Taxonomic inputs can be obtained from any source

Via scientific name (genus species)

Conversion taxonomic hierarchy is performed with the ETE toolkit.

orf_hits = [
    "Muribaculaceae bacterium",
    "Muribaculaceae bacterium",
    "Bacteroidales bacterium",
    "Muribaculaceae bacterium",
    "Alistipes senegalensis",
]

tree = LcaStar()
for sci_name in orf_hits:
    lin = Lineage.FromSciName(sci_name)
    assert lin is not None
    tree.NewObservation(lin)

Via NCBI taxonomy ID

orf_hits = [
    2498093,
    2498093,
    2030927,
    2498093,
    1288121,
]

tree = LcaStar()
for tax_id in orf_hits:
    lin = Lineage.FromTaxID(tax_id)
    assert lin is not None
    tree.NewObservation(lin)

Via custom taxonomy

Custom hierarchies can be used by providing traversal paths from the root node to each hit as a list of tuples in the format (rank, name). Paths need not be complete or reach the leaf. LCA* will do its best to construct the needed portions of the reference hierarchy. In this mode, LCA* is not limited to biological taxonomies.

orf_hits = [
    [
        ("D", "Bacteria"),
        ("C", "Gammaproteobacteria"),
        ("G", "Escherichia"),
    ],
    [
        ("D", "Bacteria"),
        ("C", "Gammaproteobacteria"),
        ("G", "Pseudomonas"),
    ],
        [
        ("D", "Bacteria"),
        ("C", "Gammaproteobacteria"),
    ],
]

tree = LcaStar()
for path_from_root in orf_hits:
    lin = Lineage(path_from_root)
    tree.NewObservation(lin)

Example output

for node in tree.BestLineage():
    print(node.level, node.name, node.fraction_votes, node.p_value)
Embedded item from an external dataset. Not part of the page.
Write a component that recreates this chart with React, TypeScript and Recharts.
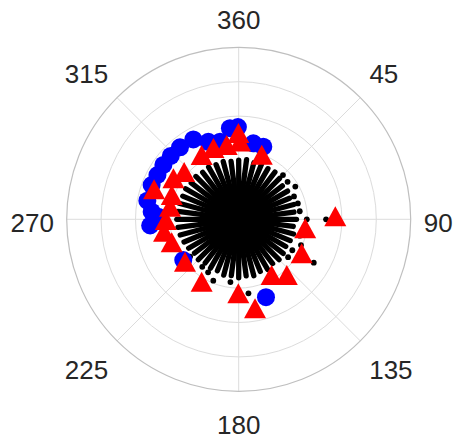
import React from "react";
import {
  PolarAngleAxis,
  PolarGrid,
  PolarRadiusAxis,
  RadarChart,
  Scatter,
  ScatterChart,
  XAxis,
  YAxis,
} from "recharts";

// polar data: angle in degrees (clockwise from north), radius in axis units
const angleTicks = [0, 45, 90, 135, 180, 225, 270, 315];
const angleTickLabels = ["360", "45", "90", "135", "180", "225", "270", "315"];
const radiusTicks = [30, 40, 50];

const stemAngles = [
  0, 7.5, 15, 22.5, 30, 37.5, 45, 52.5, 60, 67.5, 75, 82.5, 90, 97.5, 105,
  112.5, 120, 127.5, 135, 142.5, 150, 157.5, 165, 172.5, 180, 187.5, 195, 202.5,
  210, 217.5, 225, 232.5, 240, 247.5, 255, 262.5, 270, 277.5, 285, 292.5, 300,
  307.5, 315, 322.5, 330, 337.5, 345, 352.5,
];
const stemLengths = [
  17.2, 17.5, 17.0, 17.4, 17.0, 17.3, 16.8, 16.0, 16.4, 16.0, 16.6, 16.2, 16.8,
  16.0, 16.5, 16.2, 15.8, 16.3, 16.6, 16.2, 16.8, 16.4, 17.0, 16.6, 17.0, 16.5,
  16.8, 16.2, 16.4, 16.0, 16.6, 16.2, 16.8, 17.2, 17.6, 17.8, 18.0, 17.8, 18.0,
  17.6, 17.8, 17.4, 17.6, 17.2, 17.5, 17.2, 17.4, 17.0,
];

const tipDotAngles = [
  45, 52.5, 60, 67.5, 75, 82.5, 90, 90, 105, 112.5, 120, 120, 127.5, 172.5,
  187.5, 202.5, 210, 217.5, 232.5, 270,
];
const tipDotRadii = [
  18.2, 17.9, 19.0, 17.4, 17.8, 17.9, 19.8, 25.4, 18.4, 19.6, 18.0, 25.2, 18.1,
  21.7, 18.4, 19.3, 17.8, 17.4, 17.8, 25.8,
];

const blueAngles = [
  359.5, 10.9, 18.7, 354.5, 346.5, 338.6, 330.4, 320.8, 313, 305.8, 298.6,
  291.5, 281.5, 275, 271.9, 266, 233.7, 160.7,
];
const blueRadii = [
  26.8, 22.5, 22.3, 26.6, 23.2, 24.2, 26.7, 27, 27, 27, 26.9, 27.2, 27.1, 25.4,
  23.4, 25.8, 20, 24,
];

const redAngles = [
  359.8, 1, 350.8, 340.5, 330.1, 19.7, 311, 302.1, 289.5, 290, 280.4, 269.5,
  260.5, 251, 231.7, 210.7, 180.3, 169.6, 149.4, 139.2, 118.4, 97.7, 88.2,
];
const redRadii = [
  25.1, 22.6, 21.9, 22, 21.6, 19.9, 21, 22.4, 26.1, 20.7, 20.3, 21.2, 22, 20.6,
  19.9, 21.1, 21.5, 26.3, 18.8, 21.4, 20.8, 19.5, 28.1,
];

const W = 455;
const H = 442;
const CX = 238.7;
const CY = 219.3;
const R = 172;
const FONT = "'Liberation Sans', Arial, sans-serif";
const TEXT = "#262626";

const toXY = (deg: number, r: number) => {
  const t = (deg * Math.PI) / 180;
  return { x: r * Math.sin(t), y: r * Math.cos(t) };
};

const tipDots = tipDotAngles.map((a, i) => toXY(a, tipDotRadii[i]));
const bluePoints = blueAngles.map((a, i) => toXY(a, blueRadii[i]));
const redPoints = redAngles.map((a, i) => toXY(a, redRadii[i]));
const gridRows = angleTicks.map((a) => ({ angle: a }));

function AngleTick(props: any) {
  const v = props.payload.value;
  const i = angleTicks.indexOf(v);
  const label = angleTickLabels[i] ?? String(v);
  const t = (v * Math.PI) / 180;
  const s = Math.sin(t);
  const c = Math.cos(t);
  const ra = R + 13.5;
  const half = 7 * label.length;
  let x = CX + ra * s;
  let y = CY - ra * c;
  if (s > 0.01) x += half;
  if (s < -0.01) x -= half;
  if (c > 0.01) y -= 14;
  else if (c < -0.01) y += 19.5;
  else y += 3;
  return (
    <text x={x} y={y + 9.3} textAnchor="middle" fontSize={26} fontFamily={FONT} fill={TEXT}>
      {label}
    </text>
  );
}

function RadiusTick(props: any) {
  return (
    <text x={props.x} y={props.y + 11.8} textAnchor="middle" fontSize={26} fontFamily={FONT} fill={TEXT}>
      {props.payload.value}
    </text>
  );
}

const noShape = () => <g />;
const dotShape = (p: any) => <circle cx={p.cx} cy={p.cy} r={2.9} fill="#000" />;
const blueShape = (p: any) => <circle cx={p.cx} cy={p.cy} r={9} fill="#0000ff" />;
const redShape = (p: any) => (
  <polygon
    points={`${p.cx},${p.cy - 10} ${p.cx - 11},${p.cy + 10} ${p.cx + 11},${p.cy + 10}`}
    fill="#ff0000"
  />
);

export default function App() {
  return (
    <div style={{ position: "absolute", left: 0, top: 0, width: W, height: H, background: "#fff" }}>
      <div style={{ position: "absolute", left: 0, top: 0 }}>
        <RadarChart
          width={W}
          height={H}
          data={gridRows}
          cx={CX}
          cy={CY}
          innerRadius={0}
          outerRadius={R}
          startAngle={90}
          endAngle={-270}
          margin={{ top: 0, right: 0, bottom: 0, left: 0 }}
        >
          <PolarGrid
            gridType="circle"
            polarRadius={[34.4, 68.8, 103.2, 137.6]}
            polarAngles={[90, 45, 0, -45, -90, -135, -180, -225]}
            stroke="#dcdcdc"
            strokeWidth={1}
          />
          <PolarAngleAxis
            dataKey="angle"
            type="number"
            domain={[0, 360]}
            ticks={angleTicks}
            tickLine={false}
            axisLineType="circle"
            axisLine={{ stroke: "#bfbfbf", strokeWidth: 1.2 }}
            tick={AngleTick}
          />
          <PolarRadiusAxis
            angle={80.5}
            type="number"
            domain={[0, 50]}
            ticks={radiusTicks}
            axisLine={false}
            tickLine={false}
            tick={RadiusTick}
          />
        </RadarChart>
      </div>
      <div style={{ position: "absolute", left: 0, top: 0 }}>
        <ScatterChart
          width={W}
          height={H}
          margin={{ top: CY - R, right: W - CX - R, bottom: H - CY - R, left: CX - R }}
        >
          <XAxis type="number" dataKey="x" domain={[-50, 50]} hide allowDataOverflow />
          <YAxis type="number" dataKey="y" domain={[-50, 50]} hide allowDataOverflow />
          {stemAngles.map((a, i) => (
            <Scatter
              key={`stem-${a}`}
              data={[{ x: 0, y: 0 }, toXY(a, stemLengths[i])]}
              fill="#000"
              line={{ stroke: "#000", strokeWidth: 5.3, strokeLinecap: "round" }}
              shape={noShape}
              isAnimationActive={false}
            />
          ))}
          <Scatter data={tipDots} shape={dotShape} fill="#000" isAnimationActive={false} />
          <Scatter data={bluePoints} shape={blueShape} fill="#0000ff" isAnimationActive={false} />
          <Scatter data={redPoints} shape={redShape} fill="#ff0000" isAnimationActive={false} />
        </ScatterChart>
      </div>
    </div>
  );
}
Expected output of the examples using NCBI taxonomy ID and scientific name.

superkingdom Bacteria 1.0 0.08273697918531309
clade FCB group 1.0 0.08273697918531309
clade Bacteroidota/Chlorobiota group 1.0 0.08273697918531309
phylum Bacteroidota 1.0 0.08273697918531309
class Bacteroidia 1.0 0.08273697918531309
order Bacteroidales 1.0 0.08273697918531309
species Bacteroidales bacterium 0.2 1.0